Tour the Art-Filled Home of a New York Gallerist Couple

In their apartment, Michael Lyons Wier and Deanne Shashoua have plenty of “conceptual realism” works to catch the eye.

Lyons Wier Gallery directors Michael Lyons Wier and Deanne Shashoua live in New York’s Chelsea neighborhood with their black labrador, Georgia. At home, the couple has surrounded themselves with the same artists they champion, and visitors to their apartment are treated to a closer look at the vision that has made Lyons Wier Gallery such a dynamic presence in the contemporary art world.

Michael Lyons Wier opened the gallery in Chicago in 1993, and after completing his studies at the School of the Art Institute of Chicago, he relocated to New York in 2000. Shashoua did her graduate studies at Christie’s in New York, and comes from a family of collectors. Together, they’ve developed a vision of what Lyons Wier terms “conceptual realism,” attracting the gallery to artists who “work from photography as their source material but draw the essence of the photograph and not its exactness,” says Lyons Wier. “The work that I deal with, for the most part, has a figure or something representational in it as a doorway to the composition, but then the onion starts to be peeled back.”

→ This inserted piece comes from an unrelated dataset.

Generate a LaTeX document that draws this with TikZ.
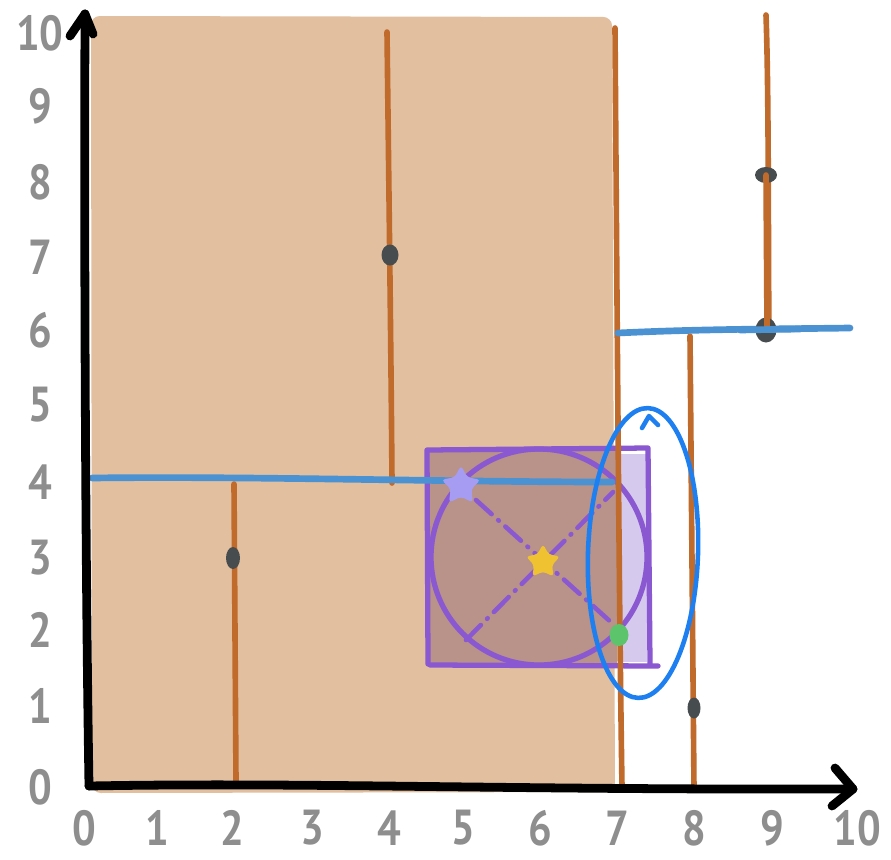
\documentclass[tikz,border=0pt]{standalone}
\usepackage{fontspec}
\setmainfont{PT Sans}
\usetikzlibrary{shapes.geometric}
\definecolor{tanc}{HTML}{E2BF9F}
\definecolor{mauvec}{HTML}{B9928A}
\definecolor{lavc}{HTML}{D6C9EE}
\definecolor{orangec}{HTML}{C06B2C}
\definecolor{bluec}{HTML}{4B92D2}
\definecolor{ringc}{HTML}{1E80F0}
\definecolor{purplec}{HTML}{8A58D0}
\definecolor{dotc}{HTML}{474D4F}
\definecolor{starlav}{HTML}{A69CF2}
\definecolor{staryel}{HTML}{EFC232}
\definecolor{greenc}{HTML}{5CC46A}
\definecolor{labelc}{HTML}{8E8E8E}
\tikzset{
  axisline/.style={line width=5pt, black, line cap=round, line join=round},
  splitv/.style={line width=3.2pt, orangec, line cap=round},
  splith/.style={line width=3.8pt, bluec, line cap=round},
  purpleline/.style={line width=3pt, purplec, line cap=round, line join=round},
  dotnode/.style={ellipse, fill=dotc, inner sep=0pt},
  ticklabel/.style={text=labelc, font=\fontsize{28}{28}\selectfont\bfseries, inner sep=0pt, xscale=0.85},
  starnode/.style={star, star points=5, star point ratio=1.9, rounded corners=2pt, inner sep=0pt},
}
\begin{document}
\begin{tikzpicture}[x=0.02cm, y=-0.02cm]
\useasboundingbox (0,0) rectangle (891,859);
\fill[white] (0,0) rectangle (891,859);
% tan region
\fill[tanc, rounded corners=5pt] (91,16) -- (612,17) -- (615,792) -- (92,793) -- cycle;
% purple query box fills
\fill[mauvec] (428,450) rectangle (617,664);
\fill[lavc] (619,454) rectangle (647,662);
% purple box and circle
\draw[purpleline] (428,664) -- (427,450) -- (648,448) -- (650,664);
\draw[purpleline] (430,665) -- (658,666);
\draw[purpleline] (539,557) circle [radius=108];
% dash-dot diagonals
\coordinate (d1a) at (476,500);
\coordinate (d1b) at (613,624);
\coordinate (d2a) at (466,640);
\coordinate (d2b) at (613,492);
\draw[purpleline, line width=2.6pt, dash pattern=on 12pt off 5pt on 0.5pt off 5pt] (d1a) -- (d1b);
\draw[purpleline, line width=2.6pt, dash pattern=on 12pt off 5pt on 0.5pt off 5pt] (d2a) -- (d2b);
% orange vertical splits
\draw[splitv] (234,484) -- (236,782);
\draw[splitv] (387,32) .. controls (389,200) and (391,350) .. (392,483);
\draw[splitv] (615,28) .. controls (617,300) and (619,600) .. (622,787);
\draw[splitv] (690,336) -- (694,790);
\draw[splitv] (766,15) .. controls (769,100) and (768,250) .. (769,330);
% blue horizontal splits
\draw[splith] (92,478) .. controls (250,476) and (450,482) .. (612,482);
\draw[splith] (618,333) .. controls (700,329) and (780,329) .. (850,328);
% points
\node[dotnode, minimum width=0.28cm, minimum height=0.44cm] (p23) at (233,558) {};
\node[dotnode, minimum width=0.34cm, minimum height=0.42cm] (p47) at (390,255) {};
\node[dotnode, minimum width=0.44cm, minimum height=0.32cm] (p98) at (766,175) {};
\node[dotnode, minimum width=0.42cm, minimum height=0.50cm] (p96) at (766,330) {};
\node[dotnode, minimum width=0.26cm, minimum height=0.42cm] (p81) at (694,708) {};
\draw[splitv] (766,175) -- (767,330);
\draw[splith] (740,330) -- (800,329);
% stars and green point
\node[starnode, fill=starlav, minimum size=0.82cm] (qstar) at (461,486) {};
\node[starnode, fill=staryel, minimum size=0.72cm] (cstar) at (543,562) {};
\node[ellipse, fill=greenc, inner sep=0pt, minimum width=0.38cm, minimum height=0.44cm] (p72) at (619,635) {};
% blue highlight ellipse
\draw[ringc, line width=2.6pt, rotate around={-2:(643,553)}] (643,553) ellipse [x radius=55, y radius=145];
\draw[ringc, line width=2.6pt, line cap=round, line join=round] (642,428) -- (649,416) -- (658,425);
% axes
\coordinate (origin) at (89,786);
\coordinate (ytop) at (85,14);
\coordinate (xend) at (853,789);
\draw[axisline] (origin) .. controls (86,600) and (84,300) .. (ytop);
\draw[axisline] (70,36) -- (ytop) -- (93,34);
\draw[axisline] (origin) .. controls (300,782) and (500,790) .. (xend);
\draw[axisline] (835,768) -- (xend) -- (832,806);
% tick labels
\foreach \v/\px in {0/84,1/157,2/232,3/312,4/389,5/463,6/540,7/617,8/694,9/772,10/857}
  \node[ticklabel] (xl\v) at (\px,828) {\v};
\foreach \v/\py in {0/787,1/706,2/630,3/558,4/482,5/405,6/330,7/257,8/182,9/106,10/33}
  \node[ticklabel] (yl\v) at (40,\py) {\v};
\end{tikzpicture}
\end{document}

Many of the works engage with social and political issues, and some also challenge our preconceptions of beauty. For example, there’s the Paul Mullins portrait of a scowling man in a suede vest that shows his nipples. “It’s rough, and it’s kind of ugly. But it has that really wonderful kind of painterly, luscious quality to it,” says Lyons Wier. It hangs over the couple’s Eero Saarinen Tulip table and Harry Bertoia chairs.

Brooklyn-born painter Fahamu Pecou is a friend of the gallerists, and a self-portrait of his alter ego, “The Shit,” presenting his middle finger, hangs in their living room. The piece used to hang in the sightline of the hallway to the couple’s bedroom. “When you got up in the morning, the first thing you’d see was being flipped off, and it’s like, ‘Welcome to New York! Get your day on!’” says Lyons Wier. “We find it galvanizing and energizing.”

On another wall of the room is what Shashoua calls the “Koons Cabinet of Curiosities.” It’s a Poul (Cado) Cadovius wall unit displaying works by Damien Hirst, Kehinde Wiley, Jenny Holzer and, of course, Jeff Koons. Lyons Wier has been buying Koons’s readymades since the artist-provocateur was a visiting lecturer at the Art Institute of Chicago in the 1990s. “I like to say that Jeff Koons was to the end of the 20th century what Picasso was to the beginning,” says Lyons Wier.

In the center of the unit are two ceramic donuts by Lyons Wier artist Jae Yong Kim (you’ve probably spotted the delectable series on Instagram at some point.) Lyons Wier has a deeper take on what look like snackable sculptures at first glance. “Kim is really talking about the gluttonous consumption of contemporary art — the vacuous calories and how people are just gorging themselves on it. And we’re part and parcel of it,” he says.

In the corner next to the Cado is an oil painting by Cheryl Kelley, known for her hyperrealistic renderings of cars. In this particular painting, there’s a figure swimming in the car’s reflection. “I’m known as a figurative gallery. So it’s kind of like the gallery influenced how she was looking at her work. And since that was the first painting she did of that ilk, I knew that was going to be fantastic,” says Lyons Wier, who formerly represented Kelley and couldn’t resist adding it to the collection. Opposite that is a topless woman portrayed by Aaron Nagel. Even though she appears vulnerable, there is also power in her gaze, reinforced by the arrow she’s holding.

“When we bought that piece it kind of drove home the idea that yes, I collect figurative work, but more importantly, I collect eyes,” says Lyons Wier. The couple has been told that to visit their home is to be stared down by one or more of the portraits.

“When we first got together we both happened to collect mid-century modern furniture, so that was a nice fusion right there. When we moved in together and got married, we didn’t have to argue or eliminate anything,” says Shashoua. The furniture’s clean lines pair nicely with the abundant detail in their paintings and objects.

Given how well the apartment has come together, you might think there’s a decorating philosophy here to impart. Shashoua assures me that their only methodology is “We don’t have any rules.” Everything in the apartment is there because it inspires, and Lyons Wier brushes off any suggestion of sensory overload: “Where does the eye rest? I’ll rest when I’m dead.”

Then again, the case could be made that a Tim Okamura double-portrait of defiant young women in A-shirts paired with a vintage Overman lounge chair in soft leather is a comforting vignette after all.